** Begin **
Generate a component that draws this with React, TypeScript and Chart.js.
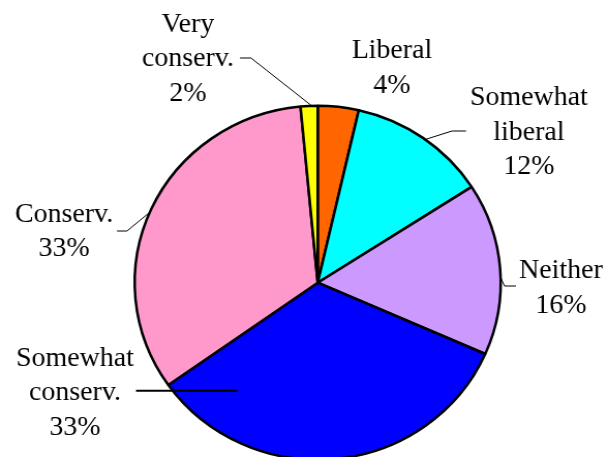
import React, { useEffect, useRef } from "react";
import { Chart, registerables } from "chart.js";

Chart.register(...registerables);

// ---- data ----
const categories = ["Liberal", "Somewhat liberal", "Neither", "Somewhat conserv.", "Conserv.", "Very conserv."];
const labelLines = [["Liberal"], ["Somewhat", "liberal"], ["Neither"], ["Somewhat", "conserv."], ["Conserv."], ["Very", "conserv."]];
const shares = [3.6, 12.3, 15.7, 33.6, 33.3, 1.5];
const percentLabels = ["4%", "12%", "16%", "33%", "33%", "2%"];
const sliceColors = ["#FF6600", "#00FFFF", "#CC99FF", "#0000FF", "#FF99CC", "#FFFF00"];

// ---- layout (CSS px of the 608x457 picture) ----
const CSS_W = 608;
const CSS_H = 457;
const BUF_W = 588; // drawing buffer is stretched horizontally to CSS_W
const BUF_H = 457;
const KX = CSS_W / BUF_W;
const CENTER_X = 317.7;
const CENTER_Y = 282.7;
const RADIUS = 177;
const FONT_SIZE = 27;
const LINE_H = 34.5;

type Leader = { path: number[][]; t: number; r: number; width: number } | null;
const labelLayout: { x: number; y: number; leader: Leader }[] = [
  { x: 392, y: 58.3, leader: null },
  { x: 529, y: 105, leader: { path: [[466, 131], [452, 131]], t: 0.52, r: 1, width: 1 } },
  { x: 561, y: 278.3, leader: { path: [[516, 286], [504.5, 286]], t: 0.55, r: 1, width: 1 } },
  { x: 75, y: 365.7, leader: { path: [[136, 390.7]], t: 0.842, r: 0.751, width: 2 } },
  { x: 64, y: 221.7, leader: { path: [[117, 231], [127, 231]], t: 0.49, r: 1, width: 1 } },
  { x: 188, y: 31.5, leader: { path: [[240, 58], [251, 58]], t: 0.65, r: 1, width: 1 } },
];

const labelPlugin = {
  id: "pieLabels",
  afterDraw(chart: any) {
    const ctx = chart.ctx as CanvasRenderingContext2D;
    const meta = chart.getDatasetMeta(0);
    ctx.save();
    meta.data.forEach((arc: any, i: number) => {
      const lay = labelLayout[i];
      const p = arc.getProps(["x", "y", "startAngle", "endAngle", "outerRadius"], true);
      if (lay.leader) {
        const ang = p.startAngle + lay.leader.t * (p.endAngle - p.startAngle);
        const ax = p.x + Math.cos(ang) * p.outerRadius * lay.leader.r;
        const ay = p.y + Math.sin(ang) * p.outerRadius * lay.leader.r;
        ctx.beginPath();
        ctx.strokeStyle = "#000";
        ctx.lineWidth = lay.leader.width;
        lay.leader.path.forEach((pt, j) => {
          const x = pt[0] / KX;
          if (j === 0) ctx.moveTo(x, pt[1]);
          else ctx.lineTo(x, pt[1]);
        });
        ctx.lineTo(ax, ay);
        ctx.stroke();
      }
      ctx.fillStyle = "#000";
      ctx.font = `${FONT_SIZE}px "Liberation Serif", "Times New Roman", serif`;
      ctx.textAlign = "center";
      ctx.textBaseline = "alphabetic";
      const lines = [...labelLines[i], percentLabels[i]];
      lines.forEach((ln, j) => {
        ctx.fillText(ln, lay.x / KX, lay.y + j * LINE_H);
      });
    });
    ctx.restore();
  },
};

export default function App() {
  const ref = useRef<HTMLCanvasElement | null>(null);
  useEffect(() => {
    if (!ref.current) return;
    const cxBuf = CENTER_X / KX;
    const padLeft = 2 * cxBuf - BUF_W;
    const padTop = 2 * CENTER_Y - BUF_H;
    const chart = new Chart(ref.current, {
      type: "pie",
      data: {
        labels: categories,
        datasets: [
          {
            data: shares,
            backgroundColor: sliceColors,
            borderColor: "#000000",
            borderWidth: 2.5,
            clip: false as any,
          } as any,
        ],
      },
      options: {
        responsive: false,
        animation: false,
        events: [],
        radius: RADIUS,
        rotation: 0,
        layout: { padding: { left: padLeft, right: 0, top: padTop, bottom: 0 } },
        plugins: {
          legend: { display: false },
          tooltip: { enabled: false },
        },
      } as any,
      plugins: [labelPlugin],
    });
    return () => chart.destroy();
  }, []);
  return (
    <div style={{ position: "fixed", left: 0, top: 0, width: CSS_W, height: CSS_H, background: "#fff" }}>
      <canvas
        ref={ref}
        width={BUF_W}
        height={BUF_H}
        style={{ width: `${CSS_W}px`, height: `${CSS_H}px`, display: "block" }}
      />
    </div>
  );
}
** End **
§ **Given exercise**: Write out exactly the lines between the start of the data and the line with "Chart.register(...registerables);", including both, but none of the pictures.

§ **Response to the exercise**:
Generate a component that draws this with React, TypeScript and Chart.js.
import React, { useEffect, useRef } from "react";
import { Chart, registerables } from "chart.js";

Chart.register(...registerables);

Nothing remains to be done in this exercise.